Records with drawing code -
----

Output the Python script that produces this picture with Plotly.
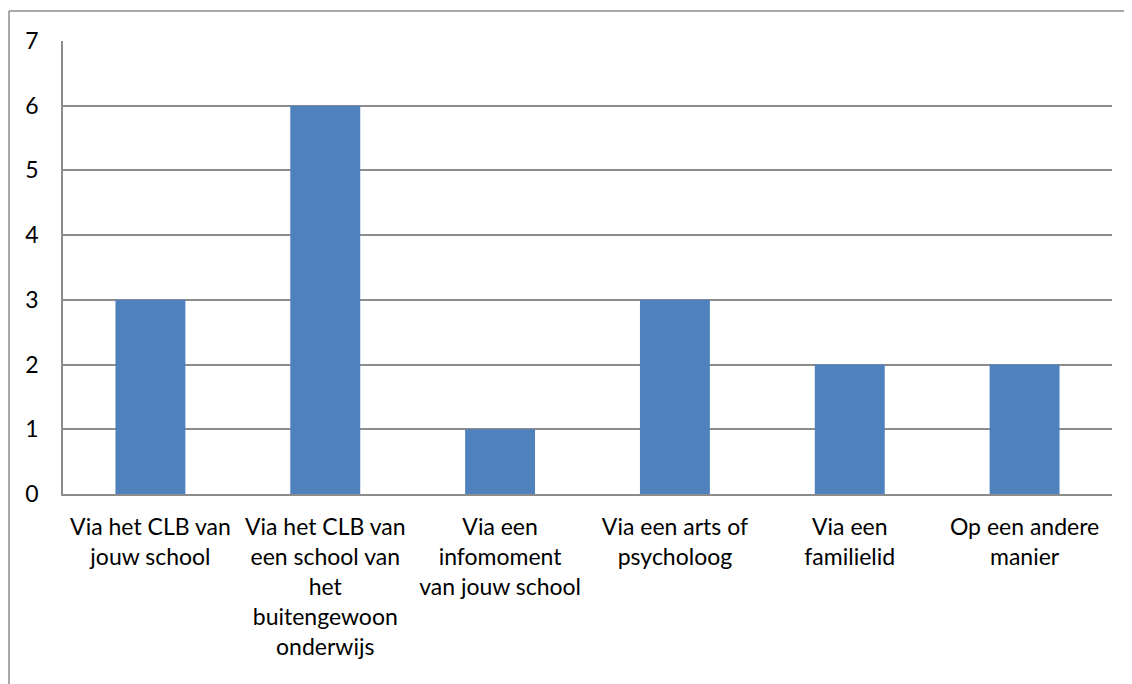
import plotly.graph_objects as go

categories = [
    "Via het CLB van<br>jouw school",
    "Via het CLB van<br>een school van<br>het<br>buitengewoon<br>onderwijs",
    "Via een<br>infomoment<br>van jouw school",
    "Via een arts of<br>psycholoog",
    "Via een<br>familielid",
    "Op een andere<br>manier",
]
values = [3, 6, 1, 3, 2, 2]
y_ticks = [0, 1, 2, 3, 4, 5, 6, 7]

# page body has an 8px margin; figure sits at (8, 8)
W, H = 1124, 676
L, R, T, B = 55, 20, 33, 190
pw, ph = W - L - R, H - T - B

fig = go.Figure(go.Bar(x=categories, y=values, marker_color="#4F81BD",
                       marker_line_width=0, width=0.4))

fig.update_layout(
    width=W, height=H,
    margin=dict(l=L, r=R, t=T, b=B),
    plot_bgcolor="white", paper_bgcolor="white",
    font=dict(family="Lato, Open Sans, sans-serif", size=23, color="black"),
    showlegend=False,
)
fig.update_yaxes(range=[0, 7], tickvals=y_ticks, showgrid=True, gridcolor="#8c8c8c",
                 gridwidth=1.5, showline=True, linecolor="#8c8c8c", linewidth=1.5,
                 zeroline=False, ticklabelstandoff=18)
fig.update_xaxes(showgrid=False, showline=True, linecolor="#8c8c8c", linewidth=1.5,
                 ticklabelstandoff=12, tickangle=0)

x0 = -(L - 1) / pw
y_top = 1 + (T - 3) / ph
x_right = (W - L) / pw
y_bot = -(B) / ph
fig.add_shape(type="line", xref="paper", yref="paper", x0=x0, x1=x0, y0=y_bot, y1=y_top,
              line=dict(color="#8c8c8c", width=1.5))
fig.add_shape(type="line", xref="paper", yref="paper", x0=x0, x1=x_right, y0=y_top, y1=y_top,
              line=dict(color="#8c8c8c", width=1.5))

fig.write_html("out.html")
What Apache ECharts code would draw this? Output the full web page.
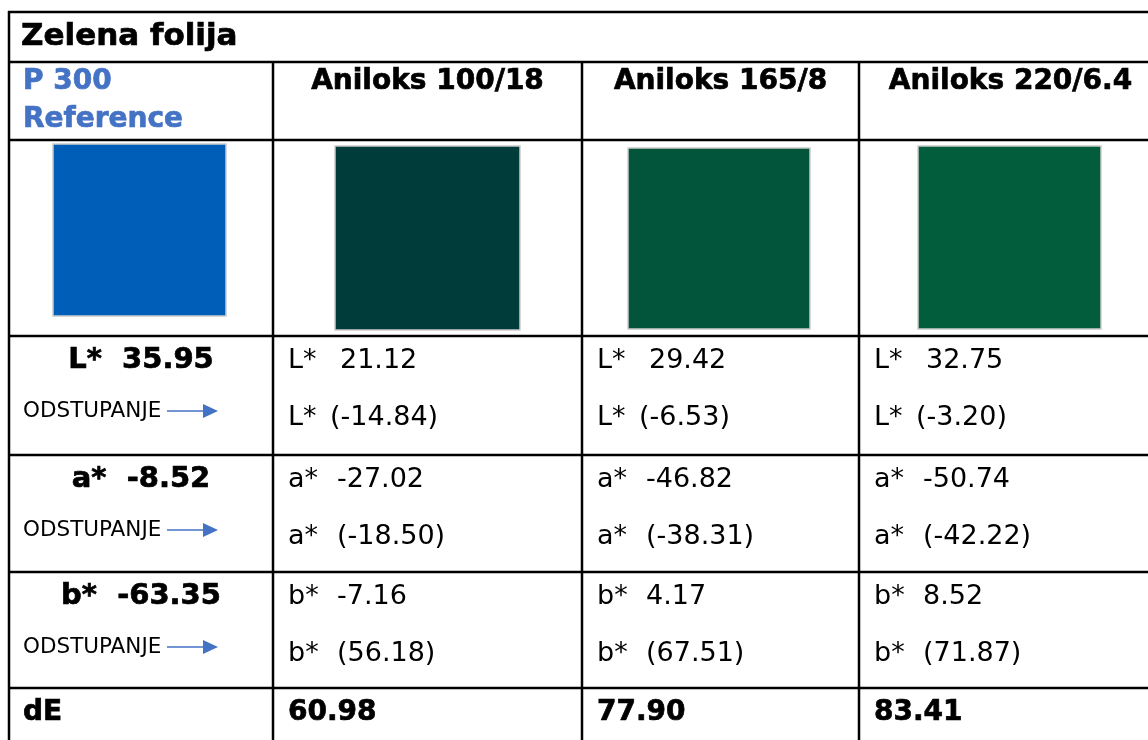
<!DOCTYPE html>
<html><head><meta charset="utf-8">
<script src="https://cdn.jsdelivr.net/npm/echarts@6/dist/echarts.min.js"></script>
<style>html,body{margin:0;padding:0;background:#fff}#c{width:1148px;height:740px}</style>
</head><body><div id="c"></div>
<script>
// ---------- data ----------
const tableTitle = 'Zelena folija';
const referenceName = ['P 300', 'Reference'];
const categories = ['Aniloks 100/18', 'Aniloks 165/8', 'Aniloks 220/6.4'];
const channels = ['L*', 'a*', 'b*'];
const referenceValues = [35.95, -8.52, -63.35];
const lValues = [21.12, 29.42, 32.75];
const lDeviation = [-14.84, -6.53, -3.20];
const aValues = [-27.02, -46.82, -50.74];
const aDeviation = [-18.50, -38.31, -42.22];
const bValues = [-7.16, 4.17, 8.52];
const bDeviation = [56.18, 67.51, 71.87];
const dEValues = [60.98, 77.90, 83.41];
const swatchColors = ['#005EB8', '#003D3A', '#02543A', '#025D3D'];
const deviationLabel = 'ODSTUPANJE';
const dELabel = 'dE';

// ---------- layout (table units = px) ----------
const W = 1148, H = 740;
const colEdges = [9, 273, 582, 859, 1162];
const rowEdges = [12, 62, 140, 336, 455, 572, 688, 760];
const swatchBoxes = [[53, 144, 226, 316], [335, 146, 520, 330], [628, 148, 810, 329], [918, 146, 1101, 329]];
const valueOffsets = [[67, 57], [64, 64], [64, 64]];
const FONT = "'DejaVu Sans', sans-serif";
const BLUE = '#4472C4';

const valueRows = [[lValues, lDeviation], [aValues, aDeviation], [bValues, bDeviation]];
const fmt = v => v.toFixed(2);

function txt(api, x, y, text, size, bold, color, align) {
  const p = api.coord([x, y]);
  const col = color || '#000';
  const style = {
    text: text, fill: col,
    font: (bold ? 'bold ' : '') + size + 'px ' + FONT,
    textAlign: align || 'left', textVerticalAlign: 'middle',
    align: align || 'left', verticalAlign: 'middle'
  };
  if (bold) { style.stroke = col; style.lineWidth = 0.7; }
  return { type: 'text', x: p[0], y: p[1], style: style };
}
function seg(api, x1, y1, x2, y2, w, color) {
  const a = api.coord([x1, y1]), b = api.coord([x2, y2]);
  return { type: 'line', shape: { x1: a[0], y1: a[1], x2: b[0], y2: b[1] },
    style: { stroke: color || '#000', lineWidth: w || 2 } };
}

function renderColumn(params, api) {
  const c = api.value(0);
  const left = colEdges[c], right = colEdges[c + 1];
  const ch = [];
  const sb = swatchBoxes[c];
  const p0 = api.coord([sb[0], sb[1]]), p1 = api.coord([sb[2], sb[3]]);
  ch.push({ type: 'rect', shape: { x: p0[0], y: p0[1], width: p1[0] - p0[0], height: p1[1] - p0[1] },
    style: { fill: swatchColors[c], stroke: '#cccccc', lineWidth: 1.5 } });
  if (c === 0) {
    ch.push(txt(api, 21, 37, tableTitle, 31, true));
    ch.push(txt(api, 23, 82, referenceName[0], 28, true, BLUE));
    ch.push(txt(api, 23, 120, referenceName[1], 28, true, BLUE));
    for (let r = 0; r < 3; r++) {
      const top = rowEdges[3 + r];
      ch.push(txt(api, (left + right) / 2, top + 24, channels[r] + '  ' + fmt(referenceValues[r]), 29, true, '#000', 'center'));
      const yy = top + 75;
      ch.push(txt(api, 23, yy, deviationLabel, 21.5, false));
      ch.push(seg(api, 167, yy, 205, yy, 1.5, BLUE));
      const t1 = api.coord([203, yy - 7]), t2 = api.coord([218, yy]), t3 = api.coord([203, yy + 7]);
      ch.push({ type: 'polygon', shape: { points: [t1, t2, t3] }, style: { fill: BLUE } });
    }
    ch.push(txt(api, 23, rowEdges[6] + 25, dELabel, 28, true));
  } else {
    const k = c - 1;
    ch.push(txt(api, (left + right) / 2, 82, categories[k], 28, true, '#000', 'center'));
    for (let r = 0; r < 3; r++) {
      const top = rowEdges[3 + r];
      const v = valueRows[r][0][k], d = valueRows[r][1][k];
      ch.push(txt(api, left + 15, top + 25, channels[r], 27, false));
      ch.push(txt(api, left + valueOffsets[r][0], top + 25, fmt(v), 27, false));
      ch.push(txt(api, left + 15, top + 82, channels[r], 27, false));
      ch.push(txt(api, left + valueOffsets[r][1], top + 82, '(' + fmt(d) + ')', 27, false));
    }
    ch.push(txt(api, left + 15, rowEdges[6] + 25, fmt(dEValues[k]), 28, true));
  }
  return { type: 'group', children: ch };
}

function renderGrid(params, api) {
  const ch = [];
  [12, 62, 140, 336, 455, 572, 688].forEach(y => ch.push(seg(api, 8, y, W, y, 2.5)));
  ch.push(seg(api, 9, 11, 9, H, 2.5));
  [273, 582, 859].forEach(x => ch.push(seg(api, x, 62, x, H, 2.5)));
  return { type: 'group', children: ch };
}

const chart = echarts.init(document.getElementById('c'), null, { renderer: 'canvas' });
chart.setOption({
  animation: false,
  backgroundColor: '#fff',
  grid: { left: 0, right: 0, top: 0, bottom: 0 },
  xAxis: { type: 'value', min: 0, max: W, show: false },
  yAxis: { type: 'value', min: 0, max: H, inverse: true, show: false },
  series: [
    { type: 'custom', renderItem: renderColumn, data: [[0], [1], [2], [3]], clip: false },
    { type: 'custom', renderItem: renderGrid, data: [[0]], clip: false, z: 3 }
  ]
});
</script></body></html>
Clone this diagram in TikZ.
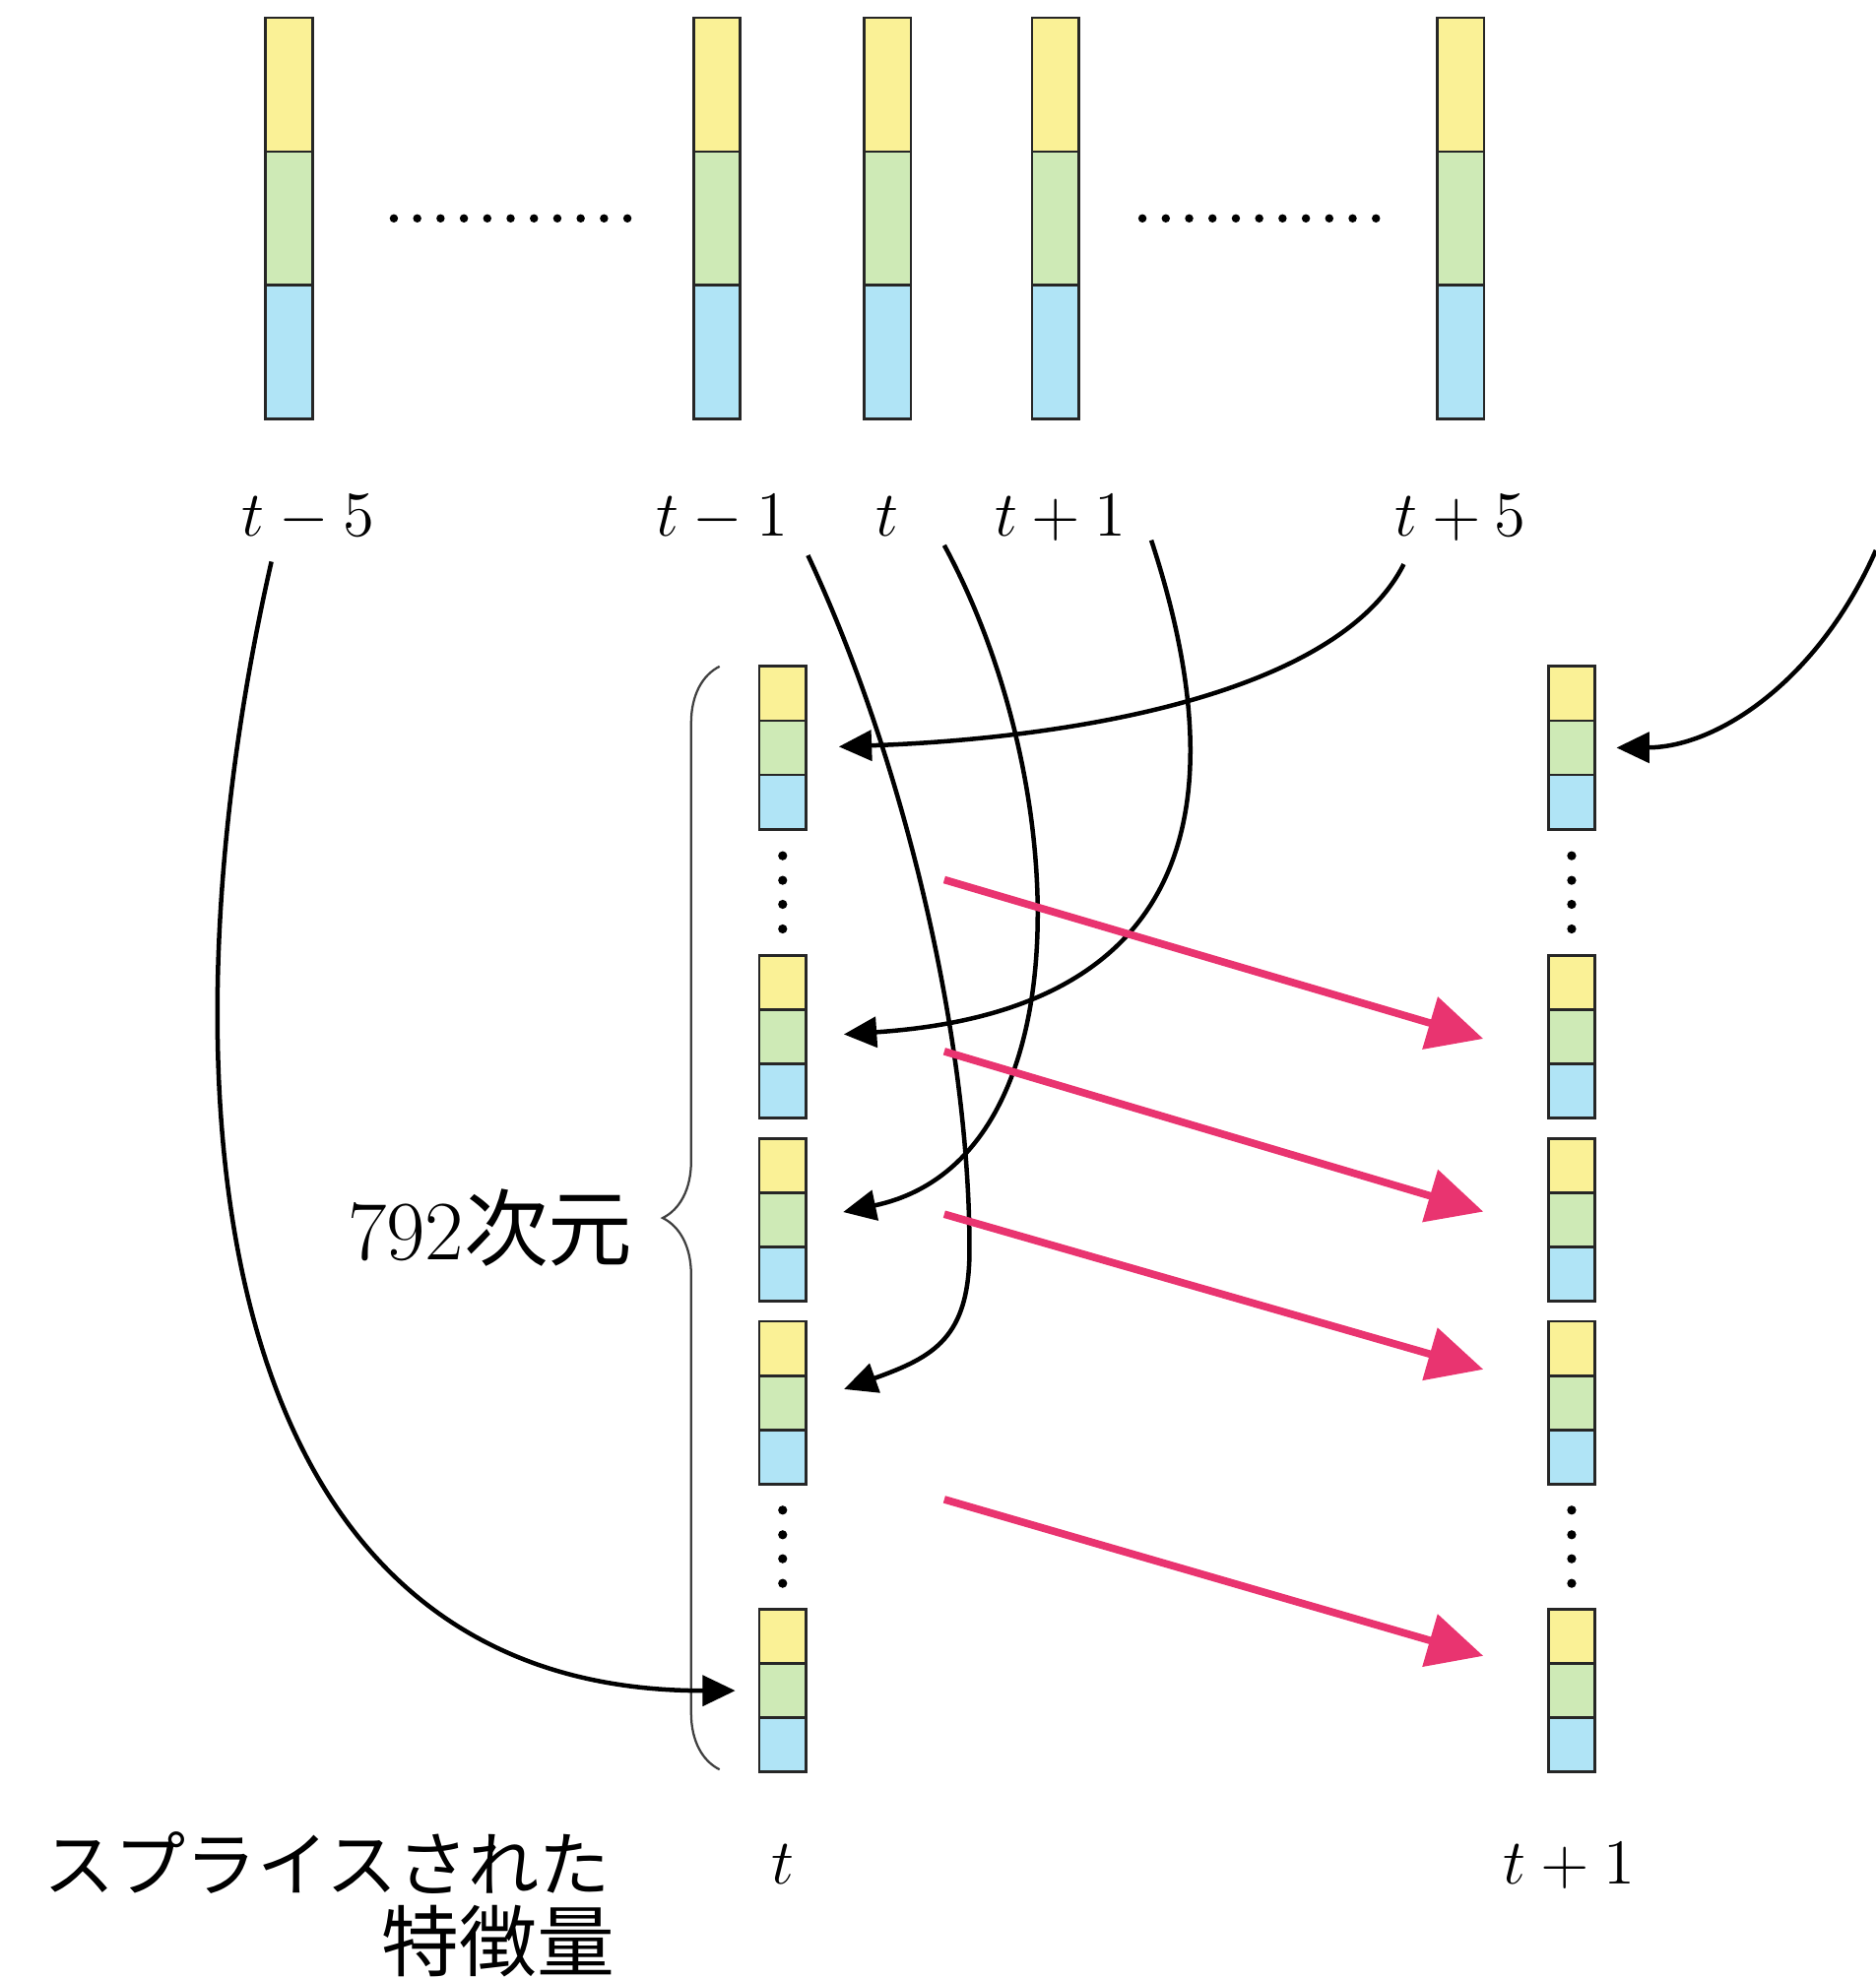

----

WRITTEN TASK - Return each line exactly as written. Any picture gets left out.

ANSWER TO THE PROBLEM -
Output the Python script that produces this picture with Plotly.
import plotly.graph_objects as go

categories = [
    "Via het CLB van<br>jouw school",
    "Via het CLB van<br>een school van<br>het<br>buitengewoon<br>onderwijs",
    "Via een<br>infomoment<br>van jouw school",
    "Via een arts of<br>psycholoog",
    "Via een<br>familielid",
    "Op een andere<br>manier",
]
values = [3, 6, 1, 3, 2, 2]
y_ticks = [0, 1, 2, 3, 4, 5, 6, 7]

# page body has an 8px margin; figure sits at (8, 8)
W, H = 1124, 676
L, R, T, B = 55, 20, 33, 190
pw, ph = W - L - R, H - T - B

fig = go.Figure(go.Bar(x=categories, y=values, marker_color="#4F81BD",
                       marker_line_width=0, width=0.4))

fig.update_layout(
    width=W, height=H,
    margin=dict(l=L, r=R, t=T, b=B),
    plot_bgcolor="white", paper_bgcolor="white",
    font=dict(family="Lato, Open Sans, sans-serif", size=23, color="black"),
    showlegend=False,
)
fig.update_yaxes(range=[0, 7], tickvals=y_ticks, showgrid=True, gridcolor="#8c8c8c",
                 gridwidth=1.5, showline=True, linecolor="#8c8c8c", linewidth=1.5,
                 zeroline=False, ticklabelstandoff=18)
fig.update_xaxes(showgrid=False, showline=True, linecolor="#8c8c8c", linewidth=1.5,
                 ticklabelstandoff=12, tickangle=0)

x0 = -(L - 1) / pw
y_top = 1 + (T - 3) / ph
x_right = (W - L) / pw
y_bot = -(B) / ph
fig.add_shape(type="line", xref="paper", yref="paper", x0=x0, x1=x0, y0=y_bot, y1=y_top,
              line=dict(color="#8c8c8c", width=1.5))
fig.add_shape(type="line", xref="paper", yref="paper", x0=x0, x1=x_right, y0=y_top, y1=y_top,
              line=dict(color="#8c8c8c", width=1.5))

fig.write_html("out.html")
What Apache ECharts code would draw this? Output the full web page.
<!DOCTYPE html>
<html><head><meta charset="utf-8">
<script src="https://cdn.jsdelivr.net/npm/echarts@6/dist/echarts.min.js"></script>
<style>html,body{margin:0;padding:0;background:#fff}#c{width:1148px;height:740px}</style>
</head><body><div id="c"></div>
<script>
// ---------- data ----------
const tableTitle = 'Zelena folija';
const referenceName = ['P 300', 'Reference'];
const categories = ['Aniloks 100/18', 'Aniloks 165/8', 'Aniloks 220/6.4'];
const channels = ['L*', 'a*', 'b*'];
const referenceValues = [35.95, -8.52, -63.35];
const lValues = [21.12, 29.42, 32.75];
const lDeviation = [-14.84, -6.53, -3.20];
const aValues = [-27.02, -46.82, -50.74];
const aDeviation = [-18.50, -38.31, -42.22];
const bValues = [-7.16, 4.17, 8.52];
const bDeviation = [56.18, 67.51, 71.87];
const dEValues = [60.98, 77.90, 83.41];
const swatchColors = ['#005EB8', '#003D3A', '#02543A', '#025D3D'];
const deviationLabel = 'ODSTUPANJE';
const dELabel = 'dE';

// ---------- layout (table units = px) ----------
const W = 1148, H = 740;
const colEdges = [9, 273, 582, 859, 1162];
const rowEdges = [12, 62, 140, 336, 455, 572, 688, 760];
const swatchBoxes = [[53, 144, 226, 316], [335, 146, 520, 330], [628, 148, 810, 329], [918, 146, 1101, 329]];
const valueOffsets = [[67, 57], [64, 64], [64, 64]];
const FONT = "'DejaVu Sans', sans-serif";
const BLUE = '#4472C4';

const valueRows = [[lValues, lDeviation], [aValues, aDeviation], [bValues, bDeviation]];
const fmt = v => v.toFixed(2);

function txt(api, x, y, text, size, bold, color, align) {
  const p = api.coord([x, y]);
  const col = color || '#000';
  const style = {
    text: text, fill: col,
    font: (bold ? 'bold ' : '') + size + 'px ' + FONT,
    textAlign: align || 'left', textVerticalAlign: 'middle',
    align: align || 'left', verticalAlign: 'middle'
  };
  if (bold) { style.stroke = col; style.lineWidth = 0.7; }
  return { type: 'text', x: p[0], y: p[1], style: style };
}
function seg(api, x1, y1, x2, y2, w, color) {
  const a = api.coord([x1, y1]), b = api.coord([x2, y2]);
  return { type: 'line', shape: { x1: a[0], y1: a[1], x2: b[0], y2: b[1] },
    style: { stroke: color || '#000', lineWidth: w || 2 } };
}

function renderColumn(params, api) {
  const c = api.value(0);
  const left = colEdges[c], right = colEdges[c + 1];
  const ch = [];
  const sb = swatchBoxes[c];
  const p0 = api.coord([sb[0], sb[1]]), p1 = api.coord([sb[2], sb[3]]);
  ch.push({ type: 'rect', shape: { x: p0[0], y: p0[1], width: p1[0] - p0[0], height: p1[1] - p0[1] },
    style: { fill: swatchColors[c], stroke: '#cccccc', lineWidth: 1.5 } });
  if (c === 0) {
    ch.push(txt(api, 21, 37, tableTitle, 31, true));
    ch.push(txt(api, 23, 82, referenceName[0], 28, true, BLUE));
    ch.push(txt(api, 23, 120, referenceName[1], 28, true, BLUE));
    for (let r = 0; r < 3; r++) {
      const top = rowEdges[3 + r];
      ch.push(txt(api, (left + right) / 2, top + 24, channels[r] + '  ' + fmt(referenceValues[r]), 29, true, '#000', 'center'));
      const yy = top + 75;
      ch.push(txt(api, 23, yy, deviationLabel, 21.5, false));
      ch.push(seg(api, 167, yy, 205, yy, 1.5, BLUE));
      const t1 = api.coord([203, yy - 7]), t2 = api.coord([218, yy]), t3 = api.coord([203, yy + 7]);
      ch.push({ type: 'polygon', shape: { points: [t1, t2, t3] }, style: { fill: BLUE } });
    }
    ch.push(txt(api, 23, rowEdges[6] + 25, dELabel, 28, true));
  } else {
    const k = c - 1;
    ch.push(txt(api, (left + right) / 2, 82, categories[k], 28, true, '#000', 'center'));
    for (let r = 0; r < 3; r++) {
      const top = rowEdges[3 + r];
      const v = valueRows[r][0][k], d = valueRows[r][1][k];
      ch.push(txt(api, left + 15, top + 25, channels[r], 27, false));
      ch.push(txt(api, left + valueOffsets[r][0], top + 25, fmt(v), 27, false));
      ch.push(txt(api, left + 15, top + 82, channels[r], 27, false));
      ch.push(txt(api, left + valueOffsets[r][1], top + 82, '(' + fmt(d) + ')', 27, false));
    }
    ch.push(txt(api, left + 15, rowEdges[6] + 25, fmt(dEValues[k]), 28, true));
  }
  return { type: 'group', children: ch };
}

function renderGrid(params, api) {
  const ch = [];
  [12, 62, 140, 336, 455, 572, 688].forEach(y => ch.push(seg(api, 8, y, W, y, 2.5)));
  ch.push(seg(api, 9, 11, 9, H, 2.5));
  [273, 582, 859].forEach(x => ch.push(seg(api, x, 62, x, H, 2.5)));
  return { type: 'group', children: ch };
}

const chart = echarts.init(document.getElementById('c'), null, { renderer: 'canvas' });
chart.setOption({
  animation: false,
  backgroundColor: '#fff',
  grid: { left: 0, right: 0, top: 0, bottom: 0 },
  xAxis: { type: 'value', min: 0, max: W, show: false },
  yAxis: { type: 'value', min: 0, max: H, inverse: true, show: false },
  series: [
    { type: 'custom', renderItem: renderColumn, data: [[0], [1], [2], [3]], clip: false },
    { type: 'custom', renderItem: renderGrid, data: [[0]], clip: false, z: 3 }
  ]
});
</script></body></html>
Clone this diagram in TikZ.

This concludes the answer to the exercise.